The Nowhere Men

Buenos Aires, Semifinals

(2) Almagro d. (6) Wawrinka, 6/4 3/6 7/5

A good day of tennis will sometimes come at you from nowhere. When it occurs on the final Saturday of a slow week boasting nothing more glamorous than a few disparate 250 events (and a 500 event that shouldn’t be), then it can recede just as quickly into the more profound nowhere of lost memory. I suppose one must merely be appreciative as it happens, and to make note of it; a quixotic attempt to quell the surge of general forgetting. Too many of those lists purporting to recap a season’s best matches ignore too many of the truly best, just because they happened ‘nowhere’. Today was a good day of tennis.

Nicolas Almagro’s defeat of Stan Wawrinka in Buenos Aires today probably won’t go on to feature on any best-of list, even one compiled tomorrow. This is a shame, for it was a tremendous encounter, and among the more notable clay court matches I’ve seen in years. I am, admittedly, a sucker for a great one-handed backhand. (Late at night, alone, I’ll sometimes even settle for an average one, and dig up some old footage of Sampras or Henman hacking about, the aesthetic equivalent of Hugh Grant cruising the LA streets for ghastly hookers. Like Grant, who had Liz Hurley waiting at home, I sometimes just need a break from marvelling at Gustavo Kuerten. I’m not proud of it. But I digress.) Almagro and Wawrinka have two of the most attractive, secure and effective one-handers in the world. Both can create from the backhand, like a forehand, achieving angles and touch denied to their double-fisted counterparts. There were entire rallies, especially in that third set, without a forehand being struck. Anachronistic perhaps, but it was also a delight.
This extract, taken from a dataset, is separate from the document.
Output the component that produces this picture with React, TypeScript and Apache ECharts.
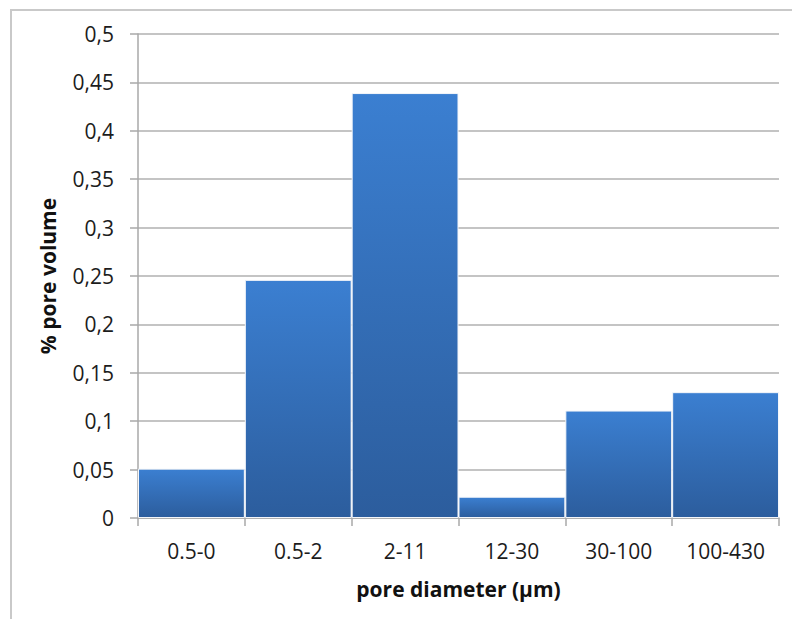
import React, { useEffect, useRef } from "react";
import * as echarts from "echarts";

const categories = ["0.5-0", "0.5-2", "2-11", "12-30", "30-100", "100-430"];
const poreVolume = [0.051, 0.246, 0.439, 0.022, 0.111, 0.13];
const yTicks = { min: 0, max: 0.5, interval: 0.05 };
const xName = "pore diameter (µm)";
const yName = "% pore volume";

const FONT = "'Open Sans', sans-serif";

export default function App() {
  const ref = useRef<HTMLDivElement>(null);
  useEffect(() => {
    const chart = echarts.init(ref.current!, null, { renderer: "svg" });
    chart.setOption({
      animation: false,
      backgroundColor: "#ffffff",
      textStyle: { fontFamily: FONT },
      graphic: [
        {
          type: "rect",
          shape: { x: 11, y: 10, width: 820, height: 700 },
          style: { fill: "none", stroke: "#c9c9c9", lineWidth: 2 },
          silent: true,
        },
      ],
      grid: { left: 138, top: 34, right: 13, bottom: 101, containLabel: false },
      xAxis: {
        type: "category",
        data: categories,
        name: xName,
        nameLocation: "middle",
        nameGap: 60,
        nameTextStyle: { fontFamily: FONT, fontWeight: "bold", fontSize: 21, color: "#111" },
        axisLine: { show: true, lineStyle: { color: "#a8a8a8", width: 1.5 } },
        axisTick: { show: true, length: 8, lineStyle: { color: "#a8a8a8", width: 1.5 } },
        axisLabel: { fontFamily: FONT, fontSize: 21, color: "#1c1c1c", margin: 22 },
      },
      yAxis: {
        type: "value",
        min: yTicks.min,
        max: yTicks.max,
        interval: yTicks.interval,
        name: yName,
        nameLocation: "middle",
        nameRotate: 90,
        nameGap: 80,
        nameTextStyle: { fontFamily: FONT, fontWeight: "bold", fontSize: 21, color: "#111" },
        axisLine: { show: true, lineStyle: { color: "#a8a8a8", width: 1.5 } },
        axisTick: { show: true, length: 8, lineStyle: { color: "#a8a8a8", width: 1.5 } },
        axisLabel: {
          fontFamily: FONT,
          fontSize: 21,
          color: "#1c1c1c",
          margin: 24,
          formatter: (v: number) => String(Math.round(v * 100) / 100).replace(".", ","),
        },
        splitLine: { show: true, lineStyle: { color: "#c4c4c4", width: 2 } },
      },
      series: [
        {
          type: "bar",
          data: poreVolume,
          barCategoryGap: "0%",
          itemStyle: {
            color: new echarts.graphic.LinearGradient(0, 0, 0, 1, [
              { offset: 0, color: "#3b7fd1" },
              { offset: 1, color: "#2c5d9d" },
            ]),
            borderColor: "#f4f6fa",
            borderWidth: 1,
          },
        },
      ],
    });
    return () => chart.dispose();
  }, []);
  return (
    <div
      ref={ref}
      style={{ position: "fixed", left: 0, top: 0, width: 792, height: 619 }}
    />
  );
}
Until Almagro broke at the end, it was anyone’s match. Wawrinka seemed to have breakpoints in every game. Indeed, it is worth reminding ourselves that for all Almagro never loses in this part of the season to anyone but Ferrer, he does go to three sets a lot. His record seems dominant, but he rarely dominates. Often, he isn’t far from losing. That he goes on winning anyway – except against Ferrer – suggests greater mental fortitude that he is usually credited with. Nonetheless, the question of why he cannot reproduce these results in Europe is not merely a nice one, but an essential one. In tomorrow’s final, he faces Ferrer.

Marseilles, Semifinals

(4) Del Potro d. (1) Tsonga, 6/4 6/7 6/3

Llodra d. (3) Tipsarevic, 6/4 7/6

If neither of the fine Marseilles semifinals were quite as good as that ripper in Buenos Aires – a ball-tearer, my father would say – collectively they added up to something more. What they added up to was another succinct argument in favour of speeding up more of the hardcourt events. It was a curt rebuttal to the belief that doing so would return the sport to the serve-centric blitzkriegs of the 1990s. None of the four players involved lack a decent serve – Tipsarevic’s is a marvel given his size – yet there was no shortage of rallies.

The wonder, however, was that there weren’t only rallies. There was plenty of serve-volleying, especially from Llodra but also from Tsonga, and streams of aces. Returning also came into its own as an aggressive element of the sport, and not merely as a measure of how effectively the returner could negate the server’s inherent advantage. Within the rallies themselves there was ample variation, and buttressed the point that a three-stroke point is quite unlike a ten-stroke one, while most rallies beyond a dozen or so groundstrokes will come to feel the same. Variety is the key.

Nonetheless, it probably wasn’t the key for del Potro, whose best bet against Tsonga will almost always be to maintain equilibrium while the Frenchman cools and combusts from point to point. At his best del Potro retains control while essaying minor elaborations on a theme of tremendous pace. He can hit players from the court without seeming to take undue risks. His shortcoming is that he cannot go with the best players when they lift to vertiginous heights, as we saw last week in Rotterdam, when he mostly matched a merely good Federer in the second set, but was scrambled by a great one in the first. That match only reinforced a tendency in del Potro’s game to start slowly, and thereafter recover. Although fans might prefer it otherwise, as a pattern, it is certainly better than the inverse, of fading after a strong opening. At least his recoveries give him something to work with, and are a testament to his underlying commitment and resilience. That was again much in evidence today after he’d lost a match point in the second set tiebreak, but then went on to break Tsonga early in the third, and run away with the match.

Tomorrow will be del Potro’s second final in as many weeks. He will face the newly shaven Michael Llodra, whose one-handed backhand and virtuosity at the net would mark him as a throwback if his advanced age didn’t instead reveal him to be the last of a dying breed. The modern game has driven the Frenchman to doubles, although he still emerges for the odd run at a fast indoor event. Tomorrow’s final with thus represent another rarity in the modern game – a true contrast in styles. If del Potro wins – and he likely will – it will be his first indoor title, a rare first in this nostalgic week, the nowhere week of fast indoor courts and one-handed backhands.